» **Aim**
Copy out the material below in full, but not its images.

» **Data extract**
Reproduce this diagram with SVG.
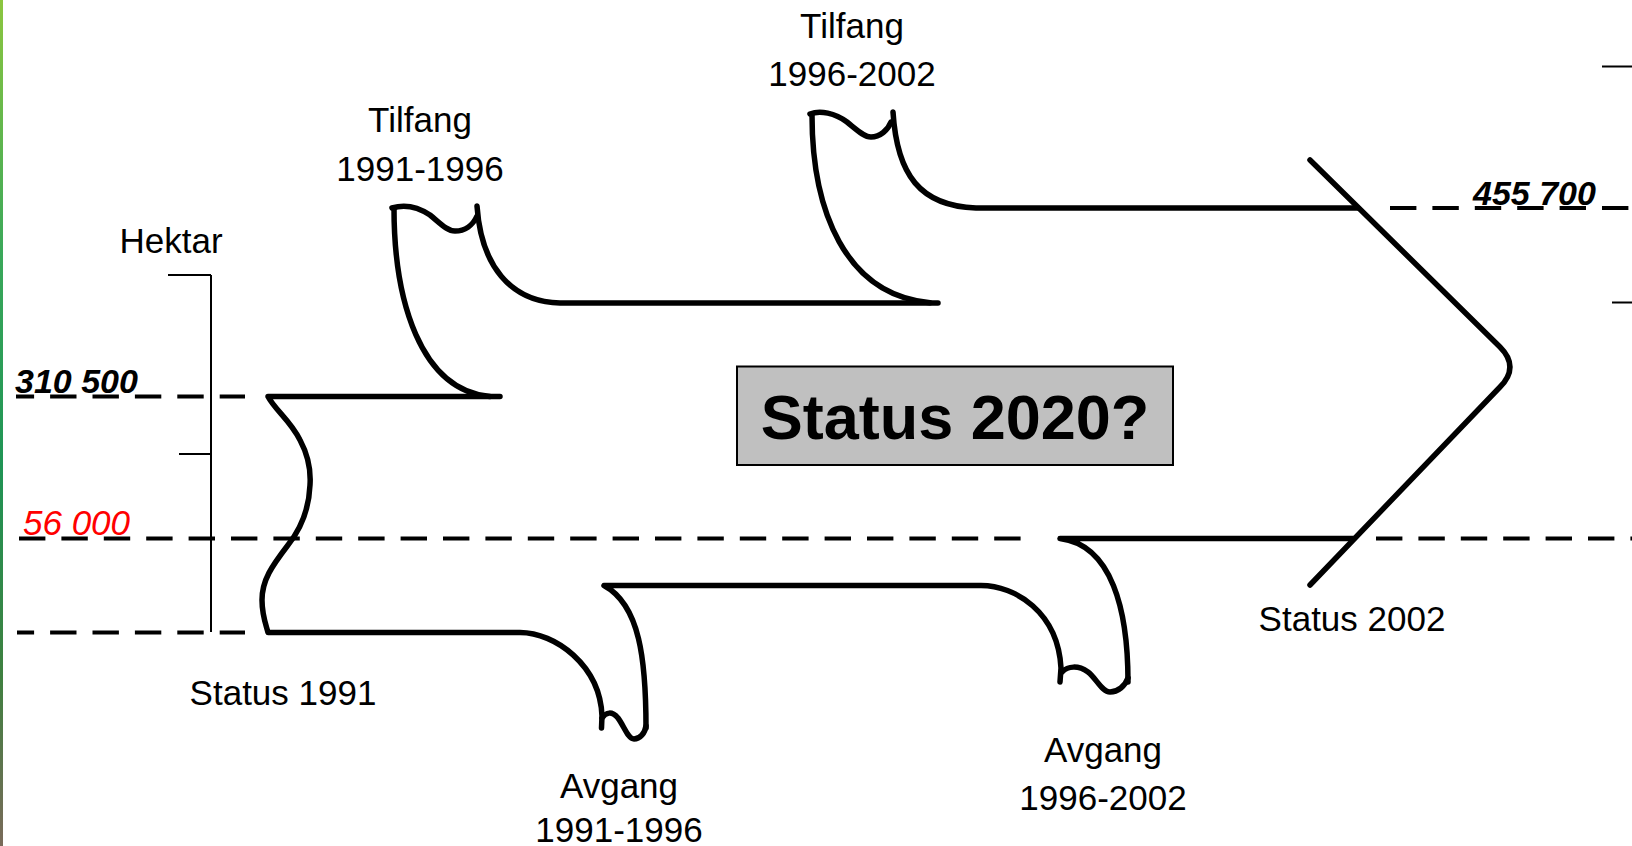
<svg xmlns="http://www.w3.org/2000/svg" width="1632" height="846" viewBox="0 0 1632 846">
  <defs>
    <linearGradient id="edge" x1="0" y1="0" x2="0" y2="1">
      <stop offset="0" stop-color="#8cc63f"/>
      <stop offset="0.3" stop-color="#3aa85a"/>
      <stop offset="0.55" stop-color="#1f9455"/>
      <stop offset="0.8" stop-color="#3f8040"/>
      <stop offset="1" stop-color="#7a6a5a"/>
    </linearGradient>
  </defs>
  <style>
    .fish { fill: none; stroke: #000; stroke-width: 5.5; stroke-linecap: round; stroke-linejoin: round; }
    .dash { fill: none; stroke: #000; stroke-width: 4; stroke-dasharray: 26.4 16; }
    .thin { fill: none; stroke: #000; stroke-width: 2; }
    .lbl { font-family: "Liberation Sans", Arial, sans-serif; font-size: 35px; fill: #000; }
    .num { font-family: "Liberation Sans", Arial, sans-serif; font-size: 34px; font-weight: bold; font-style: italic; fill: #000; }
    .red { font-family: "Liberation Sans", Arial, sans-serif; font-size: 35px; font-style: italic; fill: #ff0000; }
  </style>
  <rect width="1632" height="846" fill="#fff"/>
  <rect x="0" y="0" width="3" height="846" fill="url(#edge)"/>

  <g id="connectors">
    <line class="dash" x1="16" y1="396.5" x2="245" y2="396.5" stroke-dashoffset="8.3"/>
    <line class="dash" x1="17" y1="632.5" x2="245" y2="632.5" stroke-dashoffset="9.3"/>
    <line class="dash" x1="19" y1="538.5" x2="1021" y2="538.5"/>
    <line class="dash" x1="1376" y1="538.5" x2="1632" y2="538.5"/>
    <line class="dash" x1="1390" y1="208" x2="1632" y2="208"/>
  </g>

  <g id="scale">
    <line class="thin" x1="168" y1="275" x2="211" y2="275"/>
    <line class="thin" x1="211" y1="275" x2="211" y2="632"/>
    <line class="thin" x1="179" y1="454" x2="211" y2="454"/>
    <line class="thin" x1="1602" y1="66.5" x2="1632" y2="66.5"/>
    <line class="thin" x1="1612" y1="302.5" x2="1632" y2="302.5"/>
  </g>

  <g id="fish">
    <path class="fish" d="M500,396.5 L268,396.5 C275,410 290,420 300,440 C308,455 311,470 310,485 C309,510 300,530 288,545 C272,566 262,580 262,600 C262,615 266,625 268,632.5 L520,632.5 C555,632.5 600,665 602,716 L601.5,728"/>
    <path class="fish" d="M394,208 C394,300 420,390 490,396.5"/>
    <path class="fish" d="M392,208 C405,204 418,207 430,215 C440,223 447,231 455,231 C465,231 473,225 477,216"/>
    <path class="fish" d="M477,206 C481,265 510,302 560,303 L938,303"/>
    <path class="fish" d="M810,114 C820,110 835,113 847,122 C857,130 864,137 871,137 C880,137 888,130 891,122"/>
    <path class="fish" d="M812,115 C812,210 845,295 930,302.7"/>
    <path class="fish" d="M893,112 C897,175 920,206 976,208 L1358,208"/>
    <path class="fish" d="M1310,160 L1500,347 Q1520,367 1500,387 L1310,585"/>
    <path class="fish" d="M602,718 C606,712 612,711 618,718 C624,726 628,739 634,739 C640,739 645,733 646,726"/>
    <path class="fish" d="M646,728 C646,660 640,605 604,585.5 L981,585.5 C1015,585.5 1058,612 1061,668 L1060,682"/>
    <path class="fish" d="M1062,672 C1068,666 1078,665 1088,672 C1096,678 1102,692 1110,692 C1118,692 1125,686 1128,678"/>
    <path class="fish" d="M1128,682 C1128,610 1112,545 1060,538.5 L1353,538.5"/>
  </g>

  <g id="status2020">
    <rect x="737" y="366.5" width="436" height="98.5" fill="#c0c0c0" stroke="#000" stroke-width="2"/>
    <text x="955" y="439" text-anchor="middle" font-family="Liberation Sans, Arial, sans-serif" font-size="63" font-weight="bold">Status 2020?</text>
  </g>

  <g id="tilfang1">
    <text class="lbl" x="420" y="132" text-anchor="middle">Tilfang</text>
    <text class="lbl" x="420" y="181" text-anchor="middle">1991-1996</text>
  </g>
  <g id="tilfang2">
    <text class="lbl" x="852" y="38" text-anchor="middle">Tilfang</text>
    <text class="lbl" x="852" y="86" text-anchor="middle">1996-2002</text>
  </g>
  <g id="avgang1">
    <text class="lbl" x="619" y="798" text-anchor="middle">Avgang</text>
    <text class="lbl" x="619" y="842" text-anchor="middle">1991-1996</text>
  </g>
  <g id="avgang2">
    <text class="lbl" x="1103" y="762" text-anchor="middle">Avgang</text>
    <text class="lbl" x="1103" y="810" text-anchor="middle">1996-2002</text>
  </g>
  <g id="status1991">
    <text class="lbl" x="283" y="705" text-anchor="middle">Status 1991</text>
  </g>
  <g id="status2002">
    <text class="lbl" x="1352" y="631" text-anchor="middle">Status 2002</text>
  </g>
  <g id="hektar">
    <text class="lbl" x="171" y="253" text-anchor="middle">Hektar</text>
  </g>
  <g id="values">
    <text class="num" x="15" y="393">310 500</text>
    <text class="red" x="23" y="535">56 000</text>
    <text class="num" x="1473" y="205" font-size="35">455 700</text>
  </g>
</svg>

» **Response**
Reproduce this diagram with SVG.
<svg xmlns="http://www.w3.org/2000/svg" width="1632" height="846" viewBox="0 0 1632 846">
  <defs>
    <linearGradient id="edge" x1="0" y1="0" x2="0" y2="1">
      <stop offset="0" stop-color="#8cc63f"/>
      <stop offset="0.3" stop-color="#3aa85a"/>
      <stop offset="0.55" stop-color="#1f9455"/>
      <stop offset="0.8" stop-color="#3f8040"/>
      <stop offset="1" stop-color="#7a6a5a"/>
    </linearGradient>
  </defs>
  <style>
    .fish { fill: none; stroke: #000; stroke-width: 5.5; stroke-linecap: round; stroke-linejoin: round; }
    .dash { fill: none; stroke: #000; stroke-width: 4; stroke-dasharray: 26.4 16; }
    .thin { fill: none; stroke: #000; stroke-width: 2; }
    .lbl { font-family: "Liberation Sans", Arial, sans-serif; font-size: 35px; fill: #000; }
    .num { font-family: "Liberation Sans", Arial, sans-serif; font-size: 34px; font-weight: bold; font-style: italic; fill: #000; }
    .red { font-family: "Liberation Sans", Arial, sans-serif; font-size: 35px; font-style: italic; fill: #ff0000; }
  </style>
  <rect width="1632" height="846" fill="#fff"/>
  <rect x="0" y="0" width="3" height="846" fill="url(#edge)"/>

  <g id="connectors">
    <line class="dash" x1="16" y1="396.5" x2="245" y2="396.5" stroke-dashoffset="8.3"/>
    <line class="dash" x1="17" y1="632.5" x2="245" y2="632.5" stroke-dashoffset="9.3"/>
    <line class="dash" x1="19" y1="538.5" x2="1021" y2="538.5"/>
    <line class="dash" x1="1376" y1="538.5" x2="1632" y2="538.5"/>
    <line class="dash" x1="1390" y1="208" x2="1632" y2="208"/>
  </g>

  <g id="scale">
    <line class="thin" x1="168" y1="275" x2="211" y2="275"/>
    <line class="thin" x1="211" y1="275" x2="211" y2="632"/>
    <line class="thin" x1="179" y1="454" x2="211" y2="454"/>
    <line class="thin" x1="1602" y1="66.5" x2="1632" y2="66.5"/>
    <line class="thin" x1="1612" y1="302.5" x2="1632" y2="302.5"/>
  </g>

  <g id="fish">
    <path class="fish" d="M500,396.5 L268,396.5 C275,410 290,420 300,440 C308,455 311,470 310,485 C309,510 300,530 288,545 C272,566 262,580 262,600 C262,615 266,625 268,632.5 L520,632.5 C555,632.5 600,665 602,716 L601.5,728"/>
    <path class="fish" d="M394,208 C394,300 420,390 490,396.5"/>
    <path class="fish" d="M392,208 C405,204 418,207 430,215 C440,223 447,231 455,231 C465,231 473,225 477,216"/>
    <path class="fish" d="M477,206 C481,265 510,302 560,303 L938,303"/>
    <path class="fish" d="M810,114 C820,110 835,113 847,122 C857,130 864,137 871,137 C880,137 888,130 891,122"/>
    <path class="fish" d="M812,115 C812,210 845,295 930,302.7"/>
    <path class="fish" d="M893,112 C897,175 920,206 976,208 L1358,208"/>
    <path class="fish" d="M1310,160 L1500,347 Q1520,367 1500,387 L1310,585"/>
    <path class="fish" d="M602,718 C606,712 612,711 618,718 C624,726 628,739 634,739 C640,739 645,733 646,726"/>
    <path class="fish" d="M646,728 C646,660 640,605 604,585.5 L981,585.5 C1015,585.5 1058,612 1061,668 L1060,682"/>
    <path class="fish" d="M1062,672 C1068,666 1078,665 1088,672 C1096,678 1102,692 1110,692 C1118,692 1125,686 1128,678"/>
    <path class="fish" d="M1128,682 C1128,610 1112,545 1060,538.5 L1353,538.5"/>
  </g>

  <g id="status2020">
    <rect x="737" y="366.5" width="436" height="98.5" fill="#c0c0c0" stroke="#000" stroke-width="2"/>
    <text x="955" y="439" text-anchor="middle" font-family="Liberation Sans, Arial, sans-serif" font-size="63" font-weight="bold">Status 2020?</text>
  </g>

  <g id="tilfang1">
    <text class="lbl" x="420" y="132" text-anchor="middle">Tilfang</text>
    <text class="lbl" x="420" y="181" text-anchor="middle">1991-1996</text>
  </g>
  <g id="tilfang2">
    <text class="lbl" x="852" y="38" text-anchor="middle">Tilfang</text>
    <text class="lbl" x="852" y="86" text-anchor="middle">1996-2002</text>
  </g>
  <g id="avgang1">
    <text class="lbl" x="619" y="798" text-anchor="middle">Avgang</text>
    <text class="lbl" x="619" y="842" text-anchor="middle">1991-1996</text>
  </g>
  <g id="avgang2">
    <text class="lbl" x="1103" y="762" text-anchor="middle">Avgang</text>
    <text class="lbl" x="1103" y="810" text-anchor="middle">1996-2002</text>
  </g>
  <g id="status1991">
    <text class="lbl" x="283" y="705" text-anchor="middle">Status 1991</text>
  </g>
  <g id="status2002">
    <text class="lbl" x="1352" y="631" text-anchor="middle">Status 2002</text>
  </g>
  <g id="hektar">
    <text class="lbl" x="171" y="253" text-anchor="middle">Hektar</text>
  </g>
  <g id="values">
    <text class="num" x="15" y="393">310 500</text>
    <text class="red" x="23" y="535">56 000</text>
    <text class="num" x="1473" y="205" font-size="35">455 700</text>
  </g>
</svg>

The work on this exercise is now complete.